William Gropp and Ewing Lusk
Chapter 7 described how parallel computation on a Beowulf is accomplished by dividing a computation into parts, making use of multiple processes and executing each on a separate processor. Sometimes an ordinary program can be used by all the processes, but with distinct input files or parameters. In such a situation, no communication occurs among the separate tasks. When the power of a parallel computer is needed to attack a large problem with a more complex structure, however, such communication is necessary.
One of the most straightforward approaches to communication is to have the processes coordinate their activities by sending and receiving messages, much as a group of people might cooperate to perform a complex task. This approach to achieving parallelism is called message passing.
In this chapter and the next, we show how to write parallel programs using MPI, the Message Passing Interface. MPI is a message-passing library specification. All three parts of the following description are significant.
MPI addresses the message-passing model of parallel computation, in which processes with separate address spaces synchronize with one another and move data from the address space of one process to that of another by sending and receiving messages. 
MPI specifies a library interface, that is, a collection of subroutines and their arguments. It is not a language; rather, MPI routines are called from programs written in conventional languages such as Fortran, C, and C++.

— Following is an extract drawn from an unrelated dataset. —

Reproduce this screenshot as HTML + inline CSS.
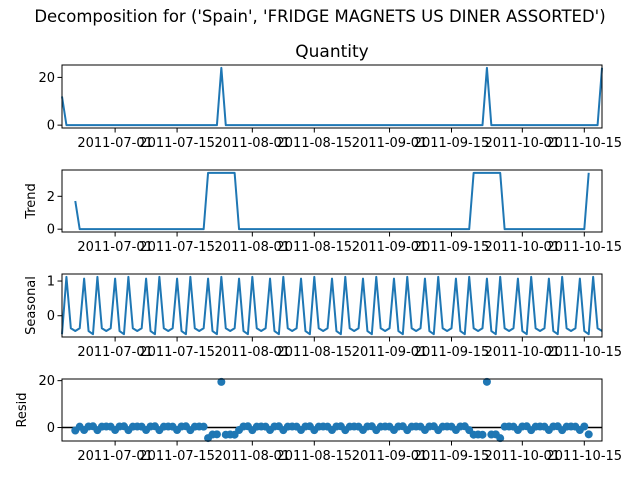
<!DOCTYPE html>
<html><head><meta charset="utf-8"><style>
body{margin:0;background:#fff}
svg{display:block;font-family:"DejaVu Sans","Liberation Sans",sans-serif}
</style></head><body>
<svg id="c" width="640" height="480"></svg>
<script>
const startDate = '2011-06-19';
const numDays = 123;
const obsSpikeIdx = [0, 36, 96, 122];
const obsSpikeVal = [12, 24, 24, 24];
const seasonalPattern = [-0.53, 1.12, -0.36, -0.44, -0.36, 1.07, -0.44];
const trendPeriod = 7;
const tickDates = ['2011-07-01','2011-07-15','2011-08-01','2011-08-15','2011-09-01','2011-09-15','2011-10-01','2011-10-15'];
const obsTicks = [0, 20];
const trendTicks = [0, 2];
const seasTicks = [0, 1];
const residTicks = [0, 20];

const NS='http://www.w3.org/2000/svg';
const svg=document.getElementById('c');
function mk(tag,attrs,parent){const e=document.createElementNS(NS,tag);for(const k in attrs)e.setAttribute(k,attrs[k]);(parent||svg).appendChild(e);return e;}
const dayMs=86400000;
const t0=Date.parse(startDate+'T00:00:00Z');
const obs=[];for(let i=0;i<numDays;i++)obs.push(0);
obsSpikeIdx.forEach((ix,k)=>{obs[ix]=obsSpikeVal[k];});
const half=Math.floor(trendPeriod/2);
const trend=obs.map((v,i)=>{if(i<half||i>=numDays-half)return null;let s=0;for(let j=i-half;j<=i+half;j++)s+=obs[j];return s/trendPeriod;});
const seas=obs.map((v,i)=>seasonalPattern[i%7]);
const resid=obs.map((v,i)=>trend[i]===null?null:v-trend[i]-seas[i]);

const L=62,R=602;
const xS=i=>L+i*(R-L)/(numDays-1);
const dateIdx=d=>(Date.parse(d+'T00:00:00Z')-t0)/dayMs;

const ft=mk('text',{x:320,y:22,'text-anchor':'middle','font-size':'16.5',fill:'#000'});


ft.textContent="Decomposition for ('Spain', 'FRIDGE MAGNETS US DINER ASSORTED')";

function panel(name,top,bot,vals,ticks,ylabel,ylx,title,scatter){
  const g=mk('g',{});
  
  
  const nn=vals.filter(v=>v!==null);
  let mn=Math.min(...nn),mx=Math.max(...nn);const m=(mx-mn)*0.05;mn-=m;mx+=m;
  const yS=v=>bot-(v-mn)/(mx-mn)*(bot-top);
  if(title){const t=mk('text',{x:332,y:top-8,'text-anchor':'middle','font-size':'17',fill:'#000'},g);t.textContent=title;}
  if(scatter){const z=mk('line',{x1:L,x2:R,y1:yS(0),y2:yS(0),stroke:'#000','stroke-width':1.5},g);}
  if(scatter){
    vals.forEach((v,i)=>{if(v===null)return;const c=mk('circle',{cx:xS(i),cy:yS(v),r:4,fill:'#1f77b4'},g);
      
      });
  } else {
    let d='',pen=false;
    vals.forEach((v,i)=>{if(v===null){pen=false;return;}d+=(pen?'L':'M')+xS(i).toFixed(2)+','+yS(v).toFixed(2);pen=true;});
    const p=mk('path',{d:d,fill:'none',stroke:'#1f77b4','stroke-width':2,'stroke-linejoin':'round'},g);
    
    
  }
  const fr=mk('rect',{x:L,y:top,width:R-L,height:bot-top,fill:'none',stroke:'#000','stroke-width':1},g);
  
  
  ticks.forEach(t=>{const y=yS(t);mk('line',{x1:L-4.5,x2:L,y1:y,y2:y,stroke:'#000'},g);
    const tx=mk('text',{x:L-7,y:y+4.5,'text-anchor':'end','font-size':'13',fill:'#000'},g);
    
    
    tx.textContent=t;});
  tickDates.forEach(d=>{const x=xS(dateIdx(d));mk('line',{x1:x,x2:x,y1:bot,y2:bot+4.5,stroke:'#000'},g);
    const tx=mk('text',{x:x,y:bot+19,'text-anchor':'middle','font-size':'13',fill:'#000'},g);
    
    
    tx.textContent=d;});
  if(ylabel){const cy=(top+bot)/2;const yl=mk('text',{x:0,y:0,transform:`translate(${ylx},${cy}) rotate(-90)`,'text-anchor':'middle','font-size':'13',fill:'#000'},g);
    
    
    yl.textContent=ylabel;}
}
panel('observed',65,128,obs,obsTicks,null,0,'Quantity',false);
panel('trend',170,232,trend,trendTicks,'Trend',35,null,false);
panel('seasonal',274,337,seas,seasTicks,'Seasonal',35,null,false);
panel('resid',379,441,resid,residTicks,'Resid',26,null,true);
</script>
</body></html>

MPI is a specification, not a particular implementation. The specification was created by the MPI Forum, a group of parallel computer vendors, computer scientists, and users who came together to cooperatively work out a community standard. The first phase of meetings resulted in a release of the standard in 1994 that is sometimes referred to as MPI-1. Once the standard was implemented and in wide use a second series of meetings resulted in a set of extensions, referred to as MPI-2. MPI refers to both MPI-1 and MPI-2.
As a specification, MPI is defined by a standards document, the way C, Fortran, or POSIX are defined. The MPI standards documents are available at www.mpi-forum.org and may be freely downloaded. The MPI-1 and MPI-2 standards are available as journal issues [72, 73] and in annotated form as books in this series [105, 46]. Implementations of MPI are available for almost all parallel computers, from clusters to the largest and most powerful parallel computers in the world. In Section 8.9 we summarizes the most popular cluster implementations.
A goal of the MPI Forum was to create a powerful, flexible library that could be implemented efficiently on the largest computers and provide a tool to attack the most difficult problems in parallel computing. It does not always do the simplest tasks in the simplest way but comes into its own as more complex functionality is needed. As a result, many tools and libraries have been built on top of MPI (see Table 9.1 and Chapter 12). To get the flavor of MPI programming, in this chapter and the next we work through a set of examples, starting with the simplest.
Processes may be single threaded, with one program counter, or multithreaded, with multiple program counters. MPI is for communication among processes rather than threads. Signal handlers can be thought of as executing in a separate thread.